WRITTEN REQUEST:
With the images removed, repeat the data below exactly.

RAW DATA:
::::::::::
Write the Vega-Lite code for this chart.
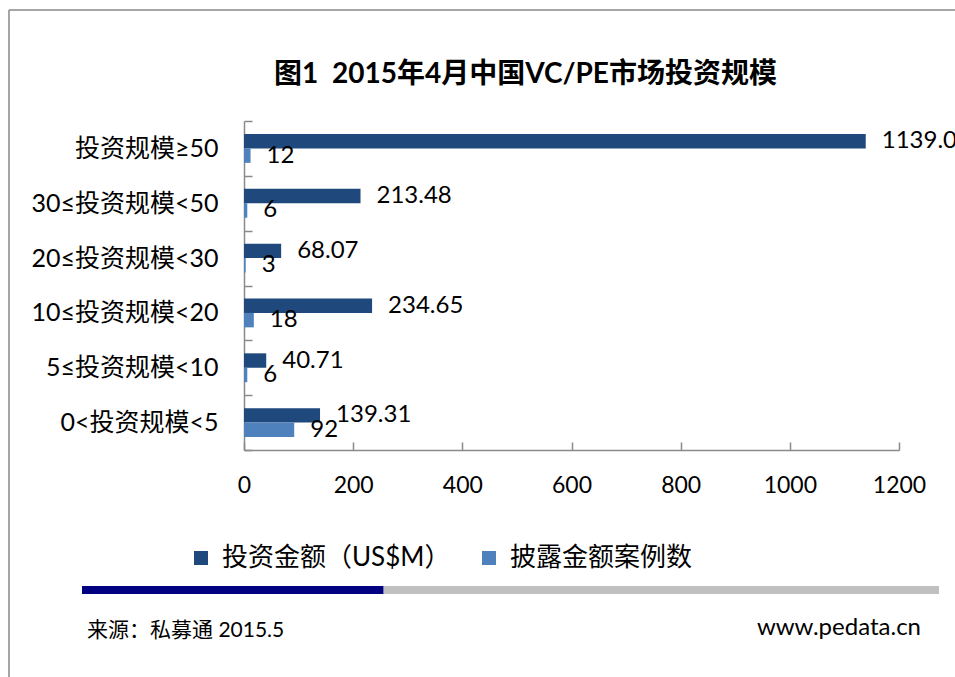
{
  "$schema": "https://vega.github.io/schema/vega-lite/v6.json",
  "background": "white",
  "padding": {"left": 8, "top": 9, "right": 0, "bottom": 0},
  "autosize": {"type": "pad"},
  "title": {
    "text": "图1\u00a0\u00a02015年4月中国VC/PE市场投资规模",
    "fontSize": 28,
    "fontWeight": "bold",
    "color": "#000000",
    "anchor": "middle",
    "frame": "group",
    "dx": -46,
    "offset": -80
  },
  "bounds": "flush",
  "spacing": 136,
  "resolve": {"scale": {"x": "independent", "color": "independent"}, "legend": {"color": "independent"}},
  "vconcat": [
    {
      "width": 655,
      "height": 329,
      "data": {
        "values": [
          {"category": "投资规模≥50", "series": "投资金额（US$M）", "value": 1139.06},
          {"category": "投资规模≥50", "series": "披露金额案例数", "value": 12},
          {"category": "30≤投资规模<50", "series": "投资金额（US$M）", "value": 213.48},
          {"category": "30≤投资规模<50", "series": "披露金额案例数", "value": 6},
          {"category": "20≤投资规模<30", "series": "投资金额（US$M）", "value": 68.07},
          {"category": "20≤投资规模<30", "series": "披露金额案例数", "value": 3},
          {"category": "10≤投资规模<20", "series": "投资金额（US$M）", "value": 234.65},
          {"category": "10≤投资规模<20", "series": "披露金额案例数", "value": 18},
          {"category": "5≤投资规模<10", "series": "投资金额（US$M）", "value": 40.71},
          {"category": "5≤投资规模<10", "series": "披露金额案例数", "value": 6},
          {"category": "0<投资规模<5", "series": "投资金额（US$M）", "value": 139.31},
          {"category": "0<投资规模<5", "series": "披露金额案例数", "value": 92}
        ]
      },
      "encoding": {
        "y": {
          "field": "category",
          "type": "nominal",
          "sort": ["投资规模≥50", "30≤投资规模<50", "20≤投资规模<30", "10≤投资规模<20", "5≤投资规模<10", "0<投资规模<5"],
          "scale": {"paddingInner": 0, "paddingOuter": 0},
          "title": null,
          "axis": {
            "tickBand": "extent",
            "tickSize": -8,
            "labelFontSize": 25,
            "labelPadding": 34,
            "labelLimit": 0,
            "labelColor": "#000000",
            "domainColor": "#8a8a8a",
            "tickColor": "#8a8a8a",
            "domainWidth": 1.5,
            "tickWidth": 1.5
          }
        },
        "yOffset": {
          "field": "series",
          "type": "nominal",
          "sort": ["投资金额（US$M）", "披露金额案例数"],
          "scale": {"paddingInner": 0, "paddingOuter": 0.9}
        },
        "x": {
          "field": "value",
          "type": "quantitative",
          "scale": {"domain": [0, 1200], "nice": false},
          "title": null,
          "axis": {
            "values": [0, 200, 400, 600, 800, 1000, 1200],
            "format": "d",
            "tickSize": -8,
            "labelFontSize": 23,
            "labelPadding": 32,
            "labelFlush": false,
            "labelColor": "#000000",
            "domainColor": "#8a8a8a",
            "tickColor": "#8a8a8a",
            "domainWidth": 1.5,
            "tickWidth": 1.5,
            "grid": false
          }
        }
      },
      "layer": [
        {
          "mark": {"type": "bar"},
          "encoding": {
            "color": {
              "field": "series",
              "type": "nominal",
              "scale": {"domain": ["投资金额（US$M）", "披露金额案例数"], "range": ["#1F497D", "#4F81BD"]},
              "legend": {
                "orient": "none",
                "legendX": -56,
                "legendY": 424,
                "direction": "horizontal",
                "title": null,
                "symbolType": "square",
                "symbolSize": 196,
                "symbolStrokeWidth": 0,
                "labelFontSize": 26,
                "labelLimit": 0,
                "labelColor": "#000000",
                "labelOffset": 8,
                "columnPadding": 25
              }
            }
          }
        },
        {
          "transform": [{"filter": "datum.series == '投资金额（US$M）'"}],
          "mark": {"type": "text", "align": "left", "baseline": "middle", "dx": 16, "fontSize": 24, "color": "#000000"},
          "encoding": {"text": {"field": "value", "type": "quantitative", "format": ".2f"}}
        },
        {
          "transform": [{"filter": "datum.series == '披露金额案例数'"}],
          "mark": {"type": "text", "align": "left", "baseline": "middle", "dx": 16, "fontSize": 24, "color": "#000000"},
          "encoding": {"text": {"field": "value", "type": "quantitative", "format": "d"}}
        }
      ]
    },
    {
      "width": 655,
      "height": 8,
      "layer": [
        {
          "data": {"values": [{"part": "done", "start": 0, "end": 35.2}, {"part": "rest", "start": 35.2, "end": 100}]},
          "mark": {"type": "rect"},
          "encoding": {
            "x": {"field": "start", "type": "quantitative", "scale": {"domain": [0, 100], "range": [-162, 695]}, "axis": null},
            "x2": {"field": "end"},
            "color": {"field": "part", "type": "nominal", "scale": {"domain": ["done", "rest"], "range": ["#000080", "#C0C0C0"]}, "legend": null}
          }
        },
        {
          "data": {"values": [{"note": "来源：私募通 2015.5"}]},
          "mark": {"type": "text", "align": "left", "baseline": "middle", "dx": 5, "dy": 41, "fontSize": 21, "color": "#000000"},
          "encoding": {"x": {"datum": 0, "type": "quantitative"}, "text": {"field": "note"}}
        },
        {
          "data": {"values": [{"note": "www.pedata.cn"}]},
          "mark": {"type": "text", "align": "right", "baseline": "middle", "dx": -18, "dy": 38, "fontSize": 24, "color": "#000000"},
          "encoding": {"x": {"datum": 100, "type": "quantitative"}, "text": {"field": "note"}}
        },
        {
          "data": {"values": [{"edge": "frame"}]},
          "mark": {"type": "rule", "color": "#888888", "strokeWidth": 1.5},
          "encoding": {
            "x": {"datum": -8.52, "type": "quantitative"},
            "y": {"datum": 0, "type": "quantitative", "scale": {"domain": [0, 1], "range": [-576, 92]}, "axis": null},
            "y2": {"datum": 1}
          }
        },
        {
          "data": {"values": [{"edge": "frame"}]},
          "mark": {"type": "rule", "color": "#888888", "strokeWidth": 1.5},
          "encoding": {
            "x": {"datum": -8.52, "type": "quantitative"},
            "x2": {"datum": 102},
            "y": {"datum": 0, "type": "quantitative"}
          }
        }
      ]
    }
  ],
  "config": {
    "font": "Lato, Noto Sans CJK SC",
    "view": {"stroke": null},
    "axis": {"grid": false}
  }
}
::::::::::
FINAL RESULT:
Write the Vega-Lite code for this chart.
{
  "$schema": "https://vega.github.io/schema/vega-lite/v6.json",
  "background": "white",
  "padding": {"left": 8, "top": 9, "right": 0, "bottom": 0},
  "autosize": {"type": "pad"},
  "title": {
    "text": "图1\u00a0\u00a02015年4月中国VC/PE市场投资规模",
    "fontSize": 28,
    "fontWeight": "bold",
    "color": "#000000",
    "anchor": "middle",
    "frame": "group",
    "dx": -46,
    "offset": -80
  },
  "bounds": "flush",
  "spacing": 136,
  "resolve": {"scale": {"x": "independent", "color": "independent"}, "legend": {"color": "independent"}},
  "vconcat": [
    {
      "width": 655,
      "height": 329,
      "data": {
        "values": [
          {"category": "投资规模≥50", "series": "投资金额（US$M）", "value": 1139.06},
          {"category": "投资规模≥50", "series": "披露金额案例数", "value": 12},
          {"category": "30≤投资规模<50", "series": "投资金额（US$M）", "value": 213.48},
          {"category": "30≤投资规模<50", "series": "披露金额案例数", "value": 6},
          {"category": "20≤投资规模<30", "series": "投资金额（US$M）", "value": 68.07},
          {"category": "20≤投资规模<30", "series": "披露金额案例数", "value": 3},
          {"category": "10≤投资规模<20", "series": "投资金额（US$M）", "value": 234.65},
          {"category": "10≤投资规模<20", "series": "披露金额案例数", "value": 18},
          {"category": "5≤投资规模<10", "series": "投资金额（US$M）", "value": 40.71},
          {"category": "5≤投资规模<10", "series": "披露金额案例数", "value": 6},
          {"category": "0<投资规模<5", "series": "投资金额（US$M）", "value": 139.31},
          {"category": "0<投资规模<5", "series": "披露金额案例数", "value": 92}
        ]
      },
      "encoding": {
        "y": {
          "field": "category",
          "type": "nominal",
          "sort": ["投资规模≥50", "30≤投资规模<50", "20≤投资规模<30", "10≤投资规模<20", "5≤投资规模<10", "0<投资规模<5"],
          "scale": {"paddingInner": 0, "paddingOuter": 0},
          "title": null,
          "axis": {
            "tickBand": "extent",
            "tickSize": -8,
            "labelFontSize": 25,
            "labelPadding": 34,
            "labelLimit": 0,
            "labelColor": "#000000",
            "domainColor": "#8a8a8a",
            "tickColor": "#8a8a8a",
            "domainWidth": 1.5,
            "tickWidth": 1.5
          }
        },
        "yOffset": {
          "field": "series",
          "type": "nominal",
          "sort": ["投资金额（US$M）", "披露金额案例数"],
          "scale": {"paddingInner": 0, "paddingOuter": 0.9}
        },
        "x": {
          "field": "value",
          "type": "quantitative",
          "scale": {"domain": [0, 1200], "nice": false},
          "title": null,
          "axis": {
            "values": [0, 200, 400, 600, 800, 1000, 1200],
            "format": "d",
            "tickSize": -8,
            "labelFontSize": 23,
            "labelPadding": 32,
            "labelFlush": false,
            "labelColor": "#000000",
            "domainColor": "#8a8a8a",
            "tickColor": "#8a8a8a",
            "domainWidth": 1.5,
            "tickWidth": 1.5,
            "grid": false
          }
        }
      },
      "layer": [
        {
          "mark": {"type": "bar"},
          "encoding": {
            "color": {
              "field": "series",
              "type": "nominal",
              "scale": {"domain": ["投资金额（US$M）", "披露金额案例数"], "range": ["#1F497D", "#4F81BD"]},
              "legend": {
                "orient": "none",
                "legendX": -56,
                "legendY": 424,
                "direction": "horizontal",
                "title": null,
                "symbolType": "square",
                "symbolSize": 196,
                "symbolStrokeWidth": 0,
                "labelFontSize": 26,
                "labelLimit": 0,
                "labelColor": "#000000",
                "labelOffset": 8,
                "columnPadding": 25
              }
            }
          }
        },
        {
          "transform": [{"filter": "datum.series == '投资金额（US$M）'"}],
          "mark": {"type": "text", "align": "left", "baseline": "middle", "dx": 16, "fontSize": 24, "color": "#000000"},
          "encoding": {"text": {"field": "value", "type": "quantitative", "format": ".2f"}}
        },
        {
          "transform": [{"filter": "datum.series == '披露金额案例数'"}],
          "mark": {"type": "text", "align": "left", "baseline": "middle", "dx": 16, "fontSize": 24, "color": "#000000"},
          "encoding": {"text": {"field": "value", "type": "quantitative", "format": "d"}}
        }
      ]
    },
    {
      "width": 655,
      "height": 8,
      "layer": [
        {
          "data": {"values": [{"part": "done", "start": 0, "end": 35.2}, {"part": "rest", "start": 35.2, "end": 100}]},
          "mark": {"type": "rect"},
          "encoding": {
            "x": {"field": "start", "type": "quantitative", "scale": {"domain": [0, 100], "range": [-162, 695]}, "axis": null},
            "x2": {"field": "end"},
            "color": {"field": "part", "type": "nominal", "scale": {"domain": ["done", "rest"], "range": ["#000080", "#C0C0C0"]}, "legend": null}
          }
        },
        {
          "data": {"values": [{"note": "来源：私募通 2015.5"}]},
          "mark": {"type": "text", "align": "left", "baseline": "middle", "dx": 5, "dy": 41, "fontSize": 21, "color": "#000000"},
          "encoding": {"x": {"datum": 0, "type": "quantitative"}, "text": {"field": "note"}}
        },
        {
          "data": {"values": [{"note": "www.pedata.cn"}]},
          "mark": {"type": "text", "align": "right", "baseline": "middle", "dx": -18, "dy": 38, "fontSize": 24, "color": "#000000"},
          "encoding": {"x": {"datum": 100, "type": "quantitative"}, "text": {"field": "note"}}
        },
        {
          "data": {"values": [{"edge": "frame"}]},
          "mark": {"type": "rule", "color": "#888888", "strokeWidth": 1.5},
          "encoding": {
            "x": {"datum": -8.52, "type": "quantitative"},
            "y": {"datum": 0, "type": "quantitative", "scale": {"domain": [0, 1], "range": [-576, 92]}, "axis": null},
            "y2": {"datum": 1}
          }
        },
        {
          "data": {"values": [{"edge": "frame"}]},
          "mark": {"type": "rule", "color": "#888888", "strokeWidth": 1.5},
          "encoding": {
            "x": {"datum": -8.52, "type": "quantitative"},
            "x2": {"datum": 102},
            "y": {"datum": 0, "type": "quantitative"}
          }
        }
      ]
    }
  ],
  "config": {
    "font": "Lato, Noto Sans CJK SC",
    "view": {"stroke": null},
    "axis": {"grid": false}
  }
}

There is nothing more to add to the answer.